====== Data in this exercise ======
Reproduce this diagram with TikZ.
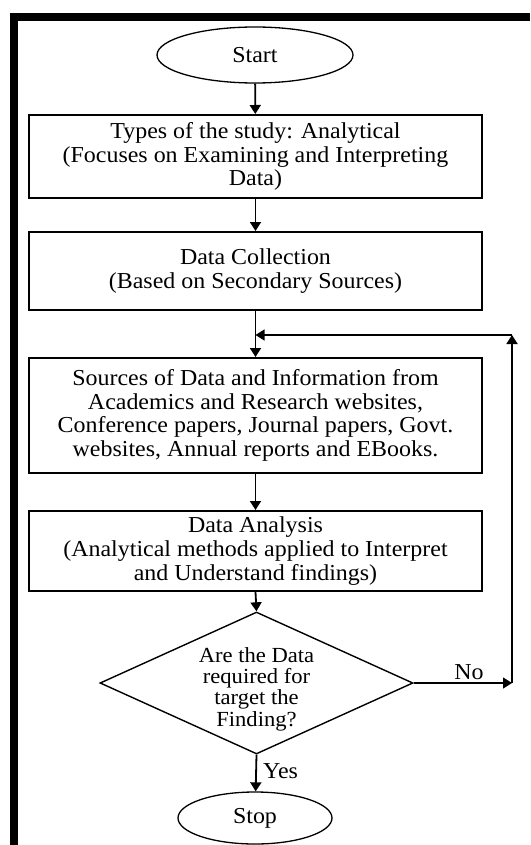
\documentclass[tikz,border=0pt]{standalone}
\usepackage{fontspec}
\setmainfont{Liberation Serif}[FakeStretch=1.05]
\usetikzlibrary{shapes.geometric,arrows.meta}
\begin{document}
\begin{tikzpicture}[x=1pt,y=-1pt,
  every node/.style={font=\fontsize{22.8}{23.6}\selectfont},
  boxnode/.style={draw,line width=2pt,rectangle,minimum width=453pt,inner sep=0pt,align=center},
  ovalnode/.style={draw,line width=1.3pt,ellipse,inner sep=0pt},
  arr/.style={line width=1.8pt,-{Triangle[length=9pt,width=11pt]}},
  thinarr/.style={line width=1.2pt,-{Triangle[length=9pt,width=11pt]}}]
\useasboundingbox (0,0) rectangle (530,845);
\draw[line width=7.5pt] (13.8,845) -- (13.8,17) -- (530,17);

\node[ovalnode,minimum width=196pt,minimum height=56pt] (start) at (255,55) {Start};
\node[boxnode,minimum height=83pt] (b1) at (255.5,156.5)
  {Types of the study: Analytical\\(Focuses on Examining and Interpreting\\Data)};
\node[boxnode,minimum height=78pt] (b2) at (255.5,271)
  {Data Collection\\(Based on Secondary Sources)};
\node[boxnode,minimum height=115pt] (b3) at (255.5,415.5)
  {Sources of Data and Information from\\Academics and Research websites,\\Conference papers, Journal papers, Govt.\\websites, Annual reports and EBooks.};
\node[boxnode,minimum height=80pt] (b4) at (255.5,551)
  {Data Analysis\\(Analytical methods applied to Interpret\\and Understand findings)};
\node[draw,diamond,line width=1.4pt,minimum width=313pt,minimum height=142pt,inner sep=0pt,aspect=2.2] (dia) at (256.5,683) {};
\node[align=center,inner sep=0pt,font=\fontsize{21.5}{21.3}\selectfont] (diatext) at (256.5,689)
  {Are the Data\\required for\\target the\\Finding?};
\node[ovalnode,minimum width=154pt,minimum height=52pt] (stop) at (255,818) {Stop};

\coordinate (c1) at (512,683);
\coordinate (c2) at (512,335);
\coordinate (c3) at (255.5,335);

\draw[arr] (start) -- (b1);
\draw[arr] (b1) -- (b2);
\draw[arr] (b2) -- (b3);
\draw[arr] (b3) -- (b4);
\draw[arr] (b4.south) -- (dia.north);
\draw[thinarr] (dia.east) -- (c1);
\draw[arr] (c1) -- (c2);
\draw[thinarr] (c2) -- (c3);
\draw[arr] (dia.south) -- (stop);
\node[anchor=south,inner sep=0pt] (nolab) at (469,680) {No};
\node[anchor=west,inner sep=0pt] (yeslab) at (263,771) {Yes};
\end{tikzpicture}
\end{document}
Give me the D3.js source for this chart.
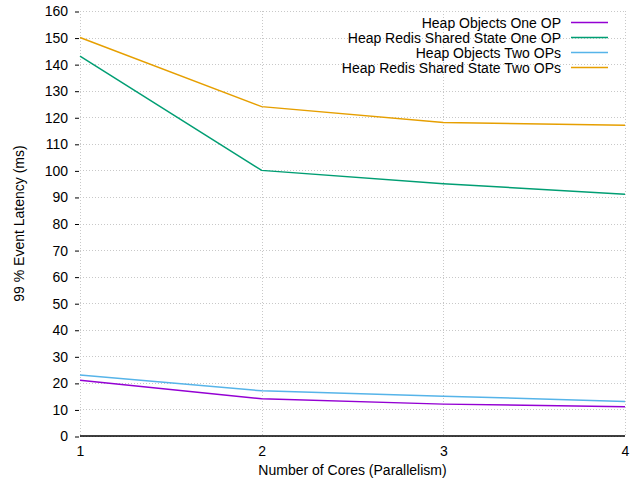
<!DOCTYPE html>
<html>
<head>
<meta charset="utf-8">
<script src="https://cdn.jsdelivr.net/npm/d3@7"></script>
<style>
  body { margin: 0; background: #fff; }
  text { font-family: "Liberation Sans", Arial, sans-serif; fill: #000; }
</style>
</head>
<body>
<div id="chart"></div>
<script>
// chart data
const cores = [1, 2, 3, 4]
const seriesNames = [
  "Heap Objects One OP",
  "Heap Redis Shared State One OP",
  "Heap Objects Two OPs",
  "Heap Redis Shared State Two OPs"
]
const heapOneOp = [21, 14, 12, 11]
const redisOneOp = [143, 100, 95, 91]
const heapTwoOps = [23, 17, 15, 13]
const redisTwoOps = [150, 124, 118, 117]
const yTicks = d3.range(0, 161, 10)
const colors = ["#9400d3", "#009e73", "#56b4e9", "#e69f00"]

const width = 635,
  height = 485,
  margin = { top: 11, bottom: 49, left: 80, right: 10 },
  fontSize = 14

const series = [heapOneOp, redisOneOp, heapTwoOps, redisTwoOps].map((vals, i) => ({
  name: seriesNames[i],
  color: colors[i],
  values: vals.map((v, j) => ({ x: cores[j], y: v }))
}))

const svg = d3.select("#chart")
  .append("svg")
  .attr("width", width)
  .attr("height", height)

const xScale = d3.scaleLinear()
  .domain([1, 4])
  .range([margin.left, width - margin.right])

const yScale = d3.scaleLinear()
  .domain([0, 160])
  .range([height - margin.bottom, margin.top])

// grid
svg.append("g")
  .selectAll("line")
  .data(yTicks)
  .join("line")
  .attr("x1", margin.left)
  .attr("x2", width - margin.right)
  .attr("y1", d => Math.round(yScale(d)) + 0.5)
  .attr("y2", d => Math.round(yScale(d)) + 0.5)
  .attr("stroke", "#c8c8c8")
  .attr("stroke-dasharray", "1,2")

svg.append("g")
  .selectAll("line")
  .data(cores)
  .join("line")
  .attr("x1", d => Math.round(xScale(d)) + 0.5)
  .attr("x2", d => Math.round(xScale(d)) + 0.5)
  .attr("y1", margin.top)
  .attr("y2", height - margin.bottom)
  .attr("stroke", "#c8c8c8")
  .attr("stroke-dasharray", "1,2")

// y axis
const yAxis = d3.axisLeft(yScale)
  .tickValues(yTicks)
  .tickSize(4)
  .tickPadding(7)

const yAxisGroup = svg.append("g")
  .attr("transform", `translate(${margin.left - 1}, 0.5)`)
  .call(yAxis)
yAxisGroup.select(".domain").remove()
yAxisGroup.selectAll("text").attr("font-size", fontSize)
yAxisGroup.selectAll("line").attr("stroke", "#000")

// x axis
const xAxis = d3.axisBottom(xScale)
  .tickValues(cores)
  .tickFormat(d3.format("d"))
  .tickSize(0)
  .tickPadding(10)

const xAxisGroup = svg.append("g")
  .attr("transform", `translate(0, ${height - margin.bottom})`)
  .call(xAxis)
xAxisGroup.select(".domain").remove()
xAxisGroup.selectAll("text").attr("font-size", fontSize)

// zero line
svg.append("line")
  .attr("x1", margin.left)
  .attr("x2", width - margin.right)
  .attr("y1", yScale(0))
  .attr("y2", yScale(0))
  .attr("stroke", "#000")
  .attr("stroke-width", 1.5)

// axis titles
svg.append("text")
  .attr("x", (margin.left + width - margin.right) / 2)
  .attr("y", 475)
  .attr("text-anchor", "middle")
  .attr("font-size", fontSize)
  .text("Number of Cores (Parallelism)")

svg.append("text")
  .attr("transform", `translate(24, ${(margin.top + height - margin.bottom) / 2})rotate(-90)`)
  .attr("text-anchor", "middle")
  .attr("font-size", fontSize)
  .text("99 % Event Latency (ms)")

// lines
const lineFunction = d3.line()
  .x(d => xScale(d.x))
  .y(d => yScale(d.y))

svg.append("g")
  .selectAll("path")
  .data(series)
  .join("path")
  .attr("d", d => lineFunction(d.values))
  .attr("fill", "none")
  .attr("stroke", d => d.color)
  .attr("stroke-width", 1.5)

// legend
const legend = svg.append("g")
  .selectAll("g")
  .data(series)
  .join("g")
  .attr("transform", (d, i) => `translate(0, ${22.5 + i * 15})`)

legend.append("text")
  .attr("x", 561)
  .attr("y", 5)
  .attr("text-anchor", "end")
  .attr("font-size", fontSize)
  .text(d => d.name)

legend.append("line")
  .attr("x1", 571)
  .attr("x2", 608)
  .attr("stroke", d => d.color)
  .attr("stroke-width", 1.5)
</script>
</body>
</html>
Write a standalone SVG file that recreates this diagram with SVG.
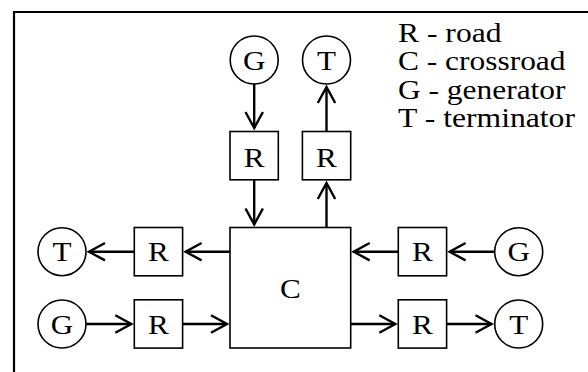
<svg xmlns="http://www.w3.org/2000/svg" width="588" height="372" viewBox="0 0 588 372">
  <style>
    .shape { fill: #fff; stroke: #000; stroke-width: 1.6; }
    .label { font-family: "Liberation Serif", "Times New Roman", serif; font-size: 28px; fill: #000; text-anchor: middle; }
    .legend { font-family: "Liberation Serif", "Times New Roman", serif; font-size: 28px; fill: #000; }
    .wire { stroke: #000; stroke-width: 2.4; fill: none; marker-end: url(#chevron); }
  </style>
  <defs>
    <marker id="chevron" markerUnits="userSpaceOnUse" markerWidth="24" markerHeight="24" viewBox="-20 -12 24 24" refX="0" refY="0" orient="auto">
      <path d="M-16,-8.7 L0,0 L-16,8.7" fill="none" stroke="#000" stroke-width="2.4" stroke-linejoin="miter"/>
    </marker>
  </defs>

  <rect width="588" height="372" fill="#fff"/>
  <!-- frame: top and left edges only -->
  <path d="M14,372 V12 H588" fill="none" stroke="#000" stroke-width="2.2"/>

  <!-- legend (glyphs slightly widened) -->
  <g id="legend">
    <text class="legend" x="398" y="41.5" textLength="103.5" lengthAdjust="spacingAndGlyphs">R - road</text>
    <text class="legend" x="398" y="70" textLength="167.5" lengthAdjust="spacingAndGlyphs">C - crossroad</text>
    <text class="legend" x="398" y="98.5" textLength="167.5" lengthAdjust="spacingAndGlyphs">G - generator</text>
    <text class="legend" x="398" y="127" textLength="177" lengthAdjust="spacingAndGlyphs">T - terminator</text>
  </g>

  <!-- connectors -->
  <g id="connectors">
    <line class="wire" x1="254.2" y1="84" x2="254.2" y2="128"/>
    <line class="wire" x1="254.2" y1="179.8" x2="254.2" y2="224.5"/>
    <line class="wire" x1="326.5" y1="227.5" x2="326.5" y2="183"/>
    <line class="wire" x1="326.5" y1="131.5" x2="326.5" y2="87"/>
    <line class="wire" x1="230" y1="251.7" x2="185.6" y2="251.7"/>
    <line class="wire" x1="134.3" y1="251.7" x2="89" y2="251.7"/>
    <line class="wire" x1="86.2" y1="324" x2="131.3" y2="324"/>
    <line class="wire" x1="182.6" y1="324" x2="227" y2="324"/>
    <line class="wire" x1="494.5" y1="251.7" x2="449.6" y2="251.7"/>
    <line class="wire" x1="398.3" y1="251.7" x2="353.7" y2="251.7"/>
    <line class="wire" x1="350.7" y1="324" x2="395.3" y2="324"/>
    <line class="wire" x1="446.6" y1="324" x2="491.5" y2="324"/>
  </g>

  <!-- crossroad -->
  <g id="crossroad">
    <rect class="shape" x="230" y="227.5" width="120.7" height="120.5"/>
    <text class="label" x="290.3" y="297.5" textLength="20.8" lengthAdjust="spacingAndGlyphs">C</text>
  </g>

  <!-- top branch -->
  <g id="gen-top">
    <circle class="shape" cx="254.2" cy="60" r="24"/>
    <text class="label" x="254.2" y="69.5" textLength="22.4" lengthAdjust="spacingAndGlyphs">G</text>
  </g>
  <g id="term-top">
    <circle class="shape" cx="326.5" cy="60" r="24"/>
    <text class="label" x="326.5" y="69.5" textLength="19" lengthAdjust="spacingAndGlyphs">T</text>
  </g>
  <g id="road-top-in">
    <rect class="shape" x="230" y="131.5" width="48.3" height="48.3"/>
    <text class="label" x="254.2" y="166.5" textLength="20.8" lengthAdjust="spacingAndGlyphs">R</text>
  </g>
  <g id="road-top-out">
    <rect class="shape" x="302.4" y="131.5" width="48.3" height="48.3"/>
    <text class="label" x="326.5" y="166.5" textLength="20.8" lengthAdjust="spacingAndGlyphs">R</text>
  </g>

  <!-- left branch -->
  <g id="term-left">
    <circle class="shape" cx="62" cy="251.7" r="24"/>
    <text class="label" x="62" y="261.3" textLength="19" lengthAdjust="spacingAndGlyphs">T</text>
  </g>
  <g id="road-left-out">
    <rect class="shape" x="134.3" y="227.5" width="48.3" height="48.3"/>
    <text class="label" x="158.4" y="261.3" textLength="20.8" lengthAdjust="spacingAndGlyphs">R</text>
  </g>
  <g id="gen-left">
    <circle class="shape" cx="62" cy="324" r="24"/>
    <text class="label" x="62" y="333.6" textLength="22.4" lengthAdjust="spacingAndGlyphs">G</text>
  </g>
  <g id="road-left-in">
    <rect class="shape" x="134.3" y="299.8" width="48.3" height="48.3"/>
    <text class="label" x="158.4" y="333.6" textLength="20.8" lengthAdjust="spacingAndGlyphs">R</text>
  </g>

  <!-- right branch -->
  <g id="road-right-in">
    <rect class="shape" x="398.3" y="227.5" width="48.3" height="48.3"/>
    <text class="label" x="422.4" y="261.3" textLength="20.8" lengthAdjust="spacingAndGlyphs">R</text>
  </g>
  <g id="gen-right">
    <circle class="shape" cx="518.7" cy="251.7" r="24"/>
    <text class="label" x="518.7" y="261.3" textLength="22.4" lengthAdjust="spacingAndGlyphs">G</text>
  </g>
  <g id="road-right-out">
    <rect class="shape" x="398.3" y="299.8" width="48.3" height="48.3"/>
    <text class="label" x="422.4" y="333.6" textLength="20.8" lengthAdjust="spacingAndGlyphs">R</text>
  </g>
  <g id="term-right">
    <circle class="shape" cx="518.7" cy="324" r="24"/>
    <text class="label" x="518.7" y="333.6" textLength="19" lengthAdjust="spacingAndGlyphs">T</text>
  </g>
</svg>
======
What to produce ::
Please restate the material above line by line, exactly, beginning at its first line and ending with the line that contains "(13.8,17) -- (530,17);", without any pictures.

Result of the task ::
Reproduce this diagram with TikZ.
\documentclass[tikz,border=0pt]{standalone}
\usepackage{fontspec}
\setmainfont{Liberation Serif}[FakeStretch=1.05]
\usetikzlibrary{shapes.geometric,arrows.meta}
\begin{document}
\begin{tikzpicture}[x=1pt,y=-1pt,
  every node/.style={font=\fontsize{22.8}{23.6}\selectfont},
  boxnode/.style={draw,line width=2pt,rectangle,minimum width=453pt,inner sep=0pt,align=center},
  ovalnode/.style={draw,line width=1.3pt,ellipse,inner sep=0pt},
  arr/.style={line width=1.8pt,-{Triangle[length=9pt,width=11pt]}},
  thinarr/.style={line width=1.2pt,-{Triangle[length=9pt,width=11pt]}}]
\useasboundingbox (0,0) rectangle (530,845);
\draw[line width=7.5pt] (13.8,845) -- (13.8,17) -- (530,17);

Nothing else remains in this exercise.